The Wall Street bean counter who trashed America's global credit reputation is a New Yorker who never studied economics, majored in literature and philosophy, and has a master's in English lit.
Yet John Chambers, 55, who lives with his wife, daughter and two dogs on Riverside Drive, has became the stern public face of Standard & Poor's, the private agency that wreaked havoc Friday night by notching down the nation's credit to double-A from triple-A.
The decision by unlikely S&P big John Chambers, who has a master's in English literature, will have a huge impact on the world economy.
Chambers grew up outside Kansas City, Kan., and went to liberal Grinnell College in Iowa, where he was a star on the swim team, ranking eighth in school history in the 1,000-meter freestyle. After graduating in 1977 with a bachelor of arts in literature and philosophy, he went Ivy League, enrolling at Columbia University, where he got a master's degree in English literature. His first big job in finance seems to have been in the international department of European-American Bank, where he eventually rose from management trainee to vice president.
But it isn't clear exactly where Chambers' path took a sharp turn from a world of books and ideas to one of dollars and cents.
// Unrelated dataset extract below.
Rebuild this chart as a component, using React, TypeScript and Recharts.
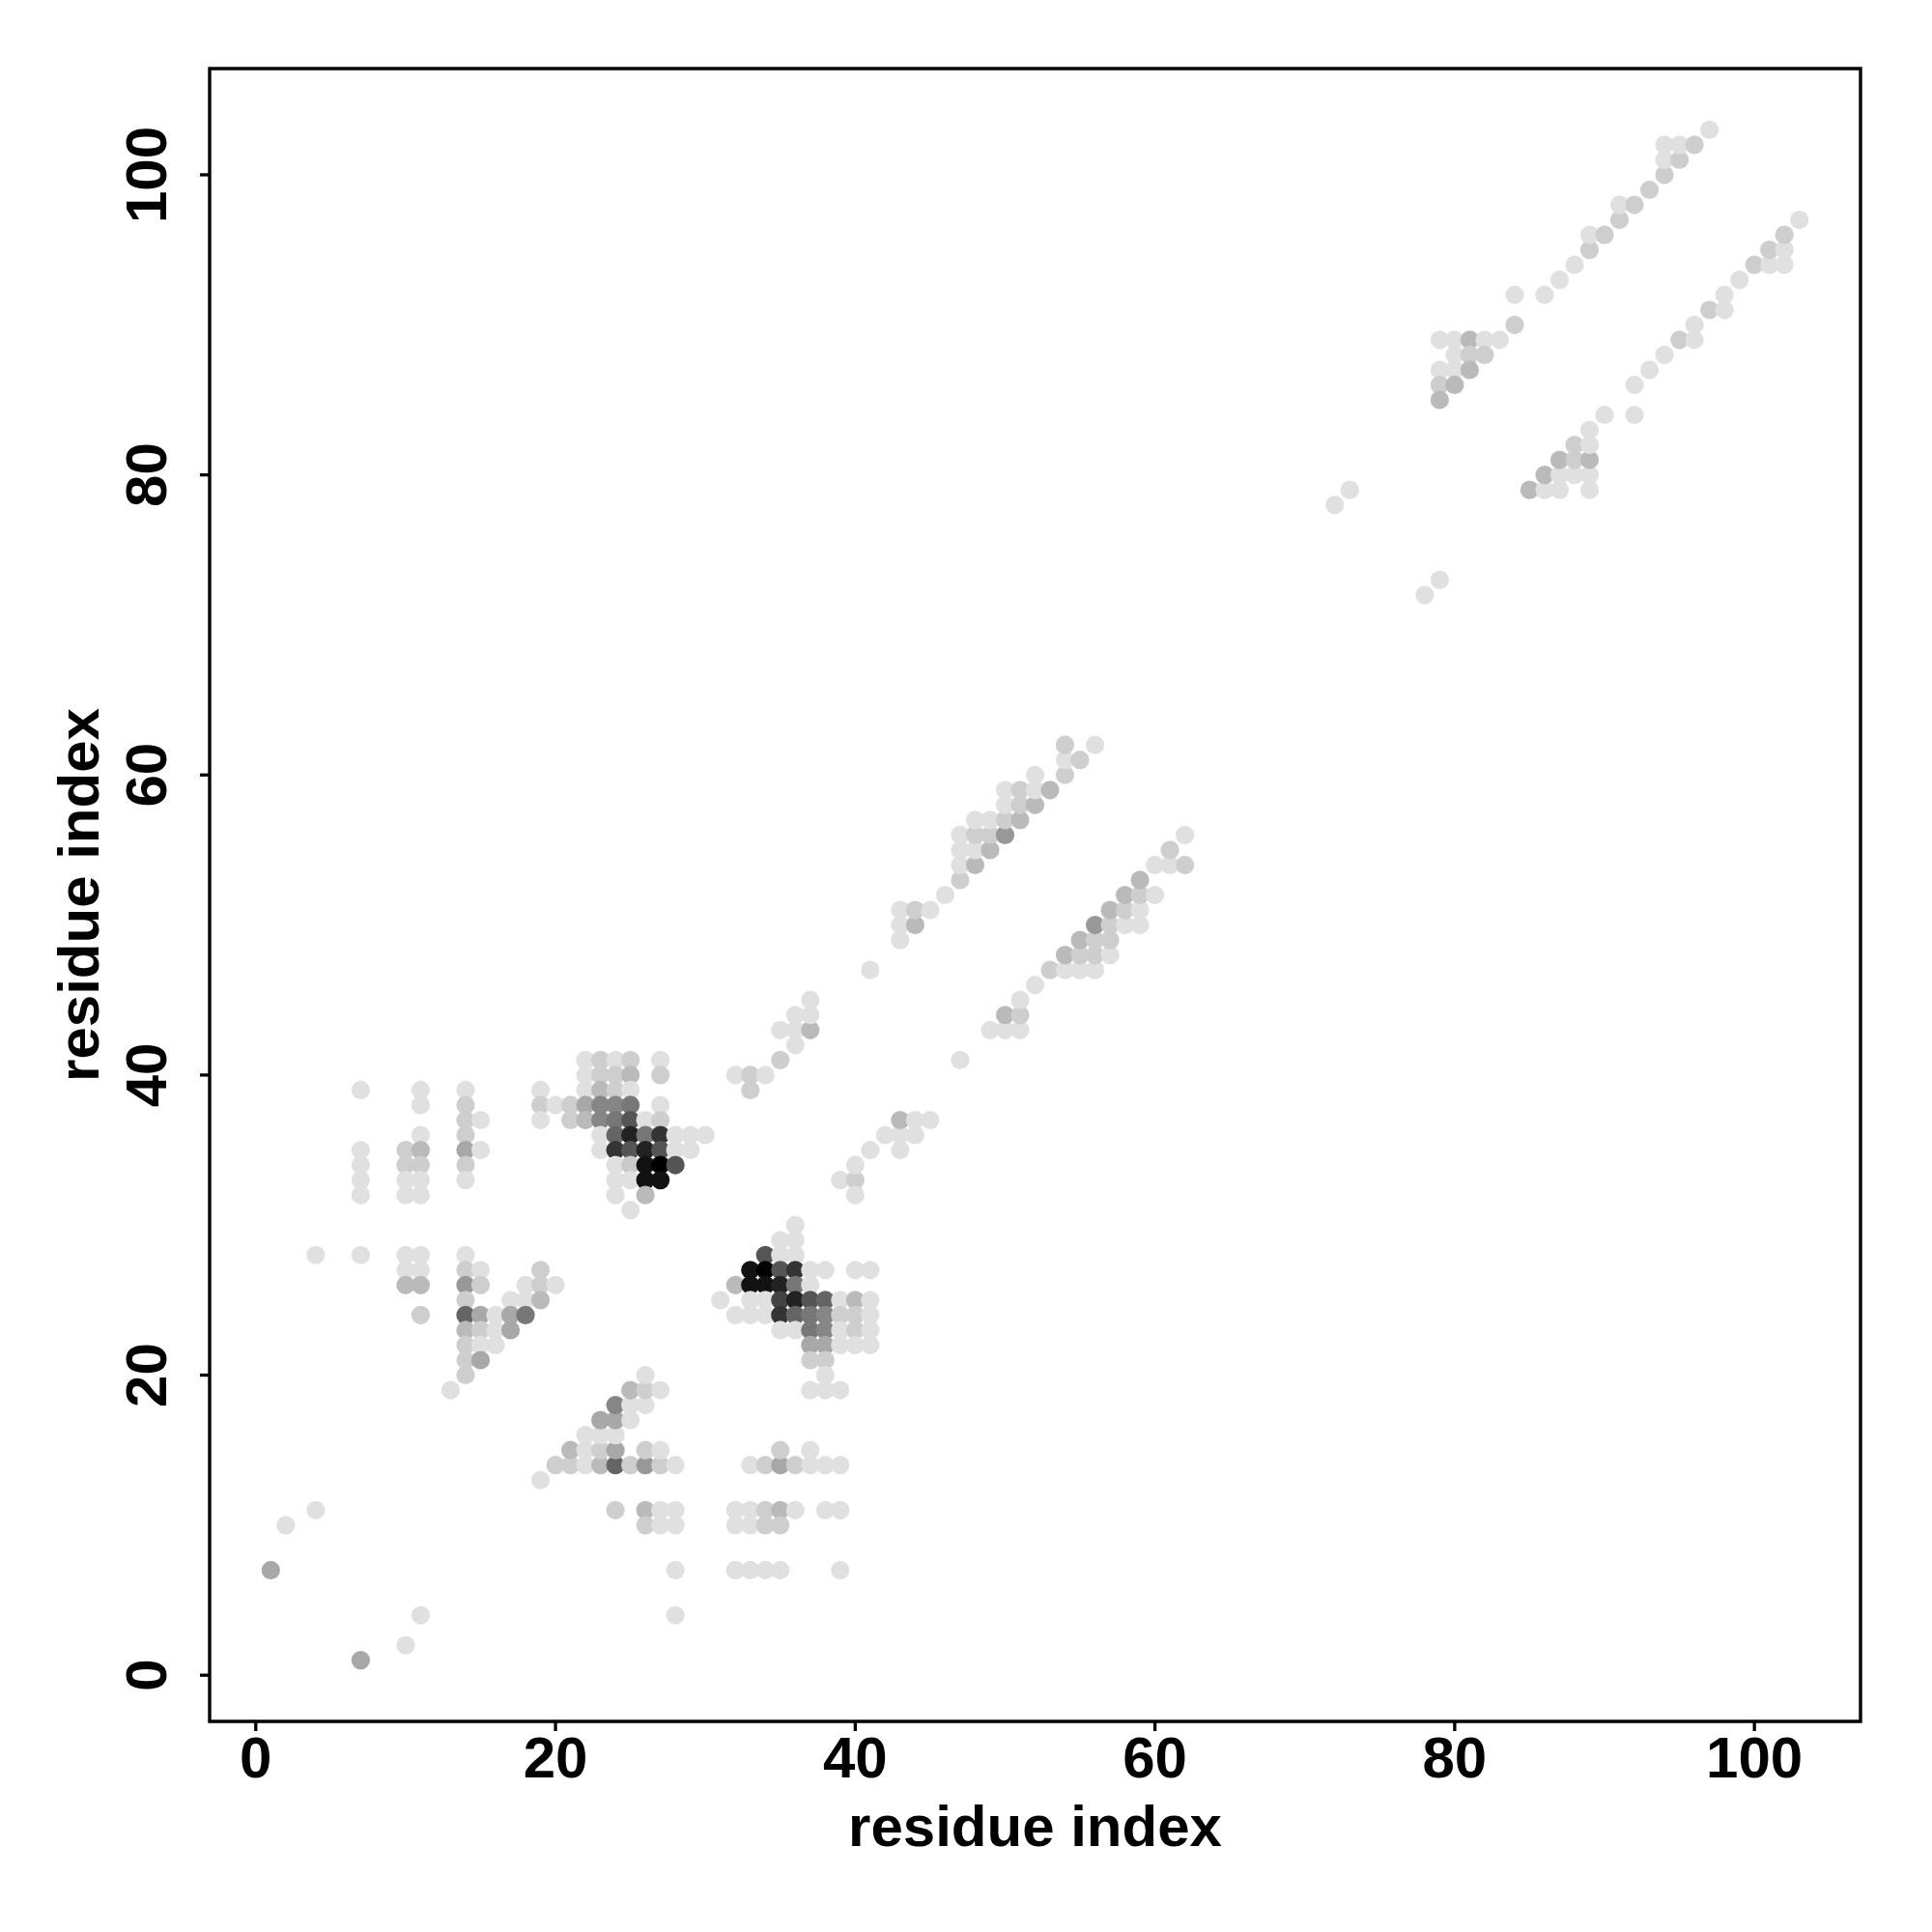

David Wargin, an S&P spokesman, told The Post that Chambers, a chartered financial analyst, chairs the agency's sovereign-rating committee, made up of "senior sovereign analysts" with various backgrounds. But Wargin wouldn't say whether the committee was in disagreement over the US downgrade. Chambers declined to be interviewed for this story, and his wife backed her man, telling The Post, "I go on the wisdom of the people involved, including my husband."